- **EXERCISE AIM**: Repeat all of the material below exactly as written, images excluded.
** start RECORDED INFORMATION **
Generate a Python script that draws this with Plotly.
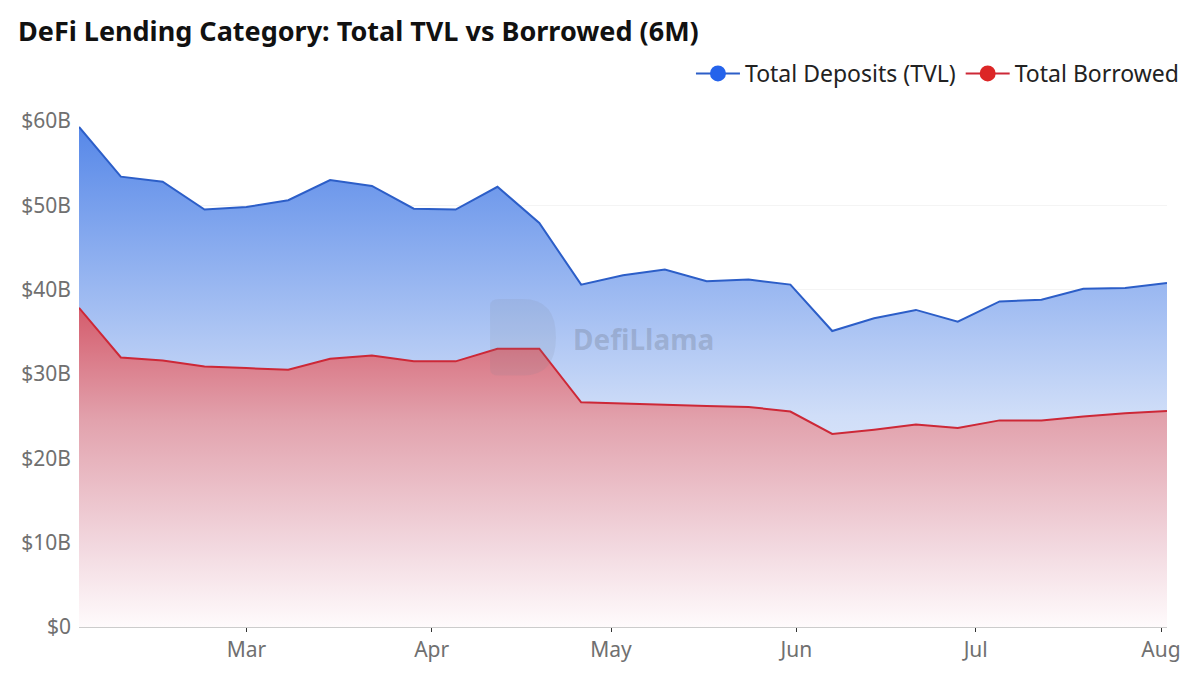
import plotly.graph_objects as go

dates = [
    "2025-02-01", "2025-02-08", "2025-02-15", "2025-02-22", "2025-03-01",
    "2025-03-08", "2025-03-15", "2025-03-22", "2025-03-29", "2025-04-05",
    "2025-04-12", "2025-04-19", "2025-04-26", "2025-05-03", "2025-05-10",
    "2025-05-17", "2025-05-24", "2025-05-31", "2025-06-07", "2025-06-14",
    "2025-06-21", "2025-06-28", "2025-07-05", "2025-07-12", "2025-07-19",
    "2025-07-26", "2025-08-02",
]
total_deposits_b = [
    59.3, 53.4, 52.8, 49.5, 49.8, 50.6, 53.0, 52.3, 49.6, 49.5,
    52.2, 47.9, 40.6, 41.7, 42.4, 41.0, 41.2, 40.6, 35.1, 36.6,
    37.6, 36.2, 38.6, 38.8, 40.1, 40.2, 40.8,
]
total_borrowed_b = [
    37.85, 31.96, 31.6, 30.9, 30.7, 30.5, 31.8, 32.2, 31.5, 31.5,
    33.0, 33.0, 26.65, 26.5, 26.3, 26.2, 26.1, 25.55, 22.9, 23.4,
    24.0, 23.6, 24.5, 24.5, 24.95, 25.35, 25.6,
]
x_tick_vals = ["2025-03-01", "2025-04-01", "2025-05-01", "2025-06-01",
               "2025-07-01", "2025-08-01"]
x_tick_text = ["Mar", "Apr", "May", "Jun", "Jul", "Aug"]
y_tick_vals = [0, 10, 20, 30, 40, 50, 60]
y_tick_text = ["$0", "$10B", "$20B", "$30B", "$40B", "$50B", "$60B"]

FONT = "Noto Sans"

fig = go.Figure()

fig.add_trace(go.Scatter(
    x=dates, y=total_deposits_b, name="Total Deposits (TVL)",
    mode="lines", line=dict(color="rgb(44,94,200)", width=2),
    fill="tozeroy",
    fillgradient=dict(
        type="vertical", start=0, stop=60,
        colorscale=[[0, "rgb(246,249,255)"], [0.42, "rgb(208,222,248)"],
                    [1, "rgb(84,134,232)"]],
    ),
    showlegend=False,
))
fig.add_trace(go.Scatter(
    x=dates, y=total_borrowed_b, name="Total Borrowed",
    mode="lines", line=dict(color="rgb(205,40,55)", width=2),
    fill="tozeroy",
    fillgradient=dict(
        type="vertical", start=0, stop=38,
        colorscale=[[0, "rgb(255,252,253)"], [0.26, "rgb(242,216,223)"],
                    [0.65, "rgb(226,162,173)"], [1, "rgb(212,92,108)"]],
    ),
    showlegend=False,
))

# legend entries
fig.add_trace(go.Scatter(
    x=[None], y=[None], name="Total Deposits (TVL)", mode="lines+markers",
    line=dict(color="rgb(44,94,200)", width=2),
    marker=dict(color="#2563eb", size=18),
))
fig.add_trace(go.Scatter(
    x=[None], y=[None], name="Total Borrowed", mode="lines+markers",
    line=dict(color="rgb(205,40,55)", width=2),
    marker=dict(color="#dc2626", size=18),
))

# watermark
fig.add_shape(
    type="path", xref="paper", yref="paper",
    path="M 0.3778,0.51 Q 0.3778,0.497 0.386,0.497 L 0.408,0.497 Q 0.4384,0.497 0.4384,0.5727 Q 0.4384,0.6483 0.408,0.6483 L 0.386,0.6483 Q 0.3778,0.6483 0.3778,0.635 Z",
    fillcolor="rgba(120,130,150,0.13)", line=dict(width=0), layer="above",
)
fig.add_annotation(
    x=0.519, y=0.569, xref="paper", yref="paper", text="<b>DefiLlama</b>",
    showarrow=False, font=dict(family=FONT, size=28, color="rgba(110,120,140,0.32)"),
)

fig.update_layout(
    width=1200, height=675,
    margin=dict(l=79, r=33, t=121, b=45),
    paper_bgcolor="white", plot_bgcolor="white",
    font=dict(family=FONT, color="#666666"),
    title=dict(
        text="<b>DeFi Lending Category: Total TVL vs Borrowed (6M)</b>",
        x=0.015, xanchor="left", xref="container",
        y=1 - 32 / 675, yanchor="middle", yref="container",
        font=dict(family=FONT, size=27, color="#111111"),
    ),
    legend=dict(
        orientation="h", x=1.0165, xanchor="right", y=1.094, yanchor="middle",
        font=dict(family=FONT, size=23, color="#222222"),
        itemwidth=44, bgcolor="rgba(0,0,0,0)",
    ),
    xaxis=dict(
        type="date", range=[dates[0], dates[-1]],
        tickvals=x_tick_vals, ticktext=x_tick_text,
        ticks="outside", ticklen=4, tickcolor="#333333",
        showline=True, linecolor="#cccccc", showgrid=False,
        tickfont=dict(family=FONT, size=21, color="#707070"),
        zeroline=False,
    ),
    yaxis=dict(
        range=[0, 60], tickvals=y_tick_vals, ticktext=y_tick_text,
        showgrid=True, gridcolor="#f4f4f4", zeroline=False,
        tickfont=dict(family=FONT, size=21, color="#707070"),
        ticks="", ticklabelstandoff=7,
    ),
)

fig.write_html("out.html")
** end RECORDED INFORMATION **
- **FINAL RESULT**:
Generate a Python script that draws this with Plotly.
import plotly.graph_objects as go

dates = [
    "2025-02-01", "2025-02-08", "2025-02-15", "2025-02-22", "2025-03-01",
    "2025-03-08", "2025-03-15", "2025-03-22", "2025-03-29", "2025-04-05",
    "2025-04-12", "2025-04-19", "2025-04-26", "2025-05-03", "2025-05-10",
    "2025-05-17", "2025-05-24", "2025-05-31", "2025-06-07", "2025-06-14",
    "2025-06-21", "2025-06-28", "2025-07-05", "2025-07-12", "2025-07-19",
    "2025-07-26", "2025-08-02",
]
total_deposits_b = [
    59.3, 53.4, 52.8, 49.5, 49.8, 50.6, 53.0, 52.3, 49.6, 49.5,
    52.2, 47.9, 40.6, 41.7, 42.4, 41.0, 41.2, 40.6, 35.1, 36.6,
    37.6, 36.2, 38.6, 38.8, 40.1, 40.2, 40.8,
]
total_borrowed_b = [
    37.85, 31.96, 31.6, 30.9, 30.7, 30.5, 31.8, 32.2, 31.5, 31.5,
    33.0, 33.0, 26.65, 26.5, 26.3, 26.2, 26.1, 25.55, 22.9, 23.4,
    24.0, 23.6, 24.5, 24.5, 24.95, 25.35, 25.6,
]
x_tick_vals = ["2025-03-01", "2025-04-01", "2025-05-01", "2025-06-01",
               "2025-07-01", "2025-08-01"]
x_tick_text = ["Mar", "Apr", "May", "Jun", "Jul", "Aug"]
y_tick_vals = [0, 10, 20, 30, 40, 50, 60]
y_tick_text = ["$0", "$10B", "$20B", "$30B", "$40B", "$50B", "$60B"]

FONT = "Noto Sans"

fig = go.Figure()

fig.add_trace(go.Scatter(
    x=dates, y=total_deposits_b, name="Total Deposits (TVL)",
    mode="lines", line=dict(color="rgb(44,94,200)", width=2),
    fill="tozeroy",
    fillgradient=dict(
        type="vertical", start=0, stop=60,
        colorscale=[[0, "rgb(246,249,255)"], [0.42, "rgb(208,222,248)"],
                    [1, "rgb(84,134,232)"]],
    ),
    showlegend=False,
))
fig.add_trace(go.Scatter(
    x=dates, y=total_borrowed_b, name="Total Borrowed",
    mode="lines", line=dict(color="rgb(205,40,55)", width=2),
    fill="tozeroy",
    fillgradient=dict(
        type="vertical", start=0, stop=38,
        colorscale=[[0, "rgb(255,252,253)"], [0.26, "rgb(242,216,223)"],
                    [0.65, "rgb(226,162,173)"], [1, "rgb(212,92,108)"]],
    ),
    showlegend=False,
))

# legend entries
fig.add_trace(go.Scatter(
    x=[None], y=[None], name="Total Deposits (TVL)", mode="lines+markers",
    line=dict(color="rgb(44,94,200)", width=2),
    marker=dict(color="#2563eb", size=18),
))
fig.add_trace(go.Scatter(
    x=[None], y=[None], name="Total Borrowed", mode="lines+markers",
    line=dict(color="rgb(205,40,55)", width=2),
    marker=dict(color="#dc2626", size=18),
))

# watermark
fig.add_shape(
    type="path", xref="paper", yref="paper",
    path="M 0.3778,0.51 Q 0.3778,0.497 0.386,0.497 L 0.408,0.497 Q 0.4384,0.497 0.4384,0.5727 Q 0.4384,0.6483 0.408,0.6483 L 0.386,0.6483 Q 0.3778,0.6483 0.3778,0.635 Z",
    fillcolor="rgba(120,130,150,0.13)", line=dict(width=0), layer="above",
)
fig.add_annotation(
    x=0.519, y=0.569, xref="paper", yref="paper", text="<b>DefiLlama</b>",
    showarrow=False, font=dict(family=FONT, size=28, color="rgba(110,120,140,0.32)"),
)

fig.update_layout(
    width=1200, height=675,
    margin=dict(l=79, r=33, t=121, b=45),
    paper_bgcolor="white", plot_bgcolor="white",
    font=dict(family=FONT, color="#666666"),
    title=dict(
        text="<b>DeFi Lending Category: Total TVL vs Borrowed (6M)</b>",
        x=0.015, xanchor="left", xref="container",
        y=1 - 32 / 675, yanchor="middle", yref="container",
        font=dict(family=FONT, size=27, color="#111111"),
    ),
    legend=dict(
        orientation="h", x=1.0165, xanchor="right", y=1.094, yanchor="middle",
        font=dict(family=FONT, size=23, color="#222222"),
        itemwidth=44, bgcolor="rgba(0,0,0,0)",
    ),
    xaxis=dict(
        type="date", range=[dates[0], dates[-1]],
        tickvals=x_tick_vals, ticktext=x_tick_text,
        ticks="outside", ticklen=4, tickcolor="#333333",
        showline=True, linecolor="#cccccc", showgrid=False,
        tickfont=dict(family=FONT, size=21, color="#707070"),
        zeroline=False,
    ),
    yaxis=dict(
        range=[0, 60], tickvals=y_tick_vals, ticktext=y_tick_text,
        showgrid=True, gridcolor="#f4f4f4", zeroline=False,
        tickfont=dict(family=FONT, size=21, color="#707070"),
        ticks="", ticklabelstandoff=7,
    ),
)

fig.write_html("out.html")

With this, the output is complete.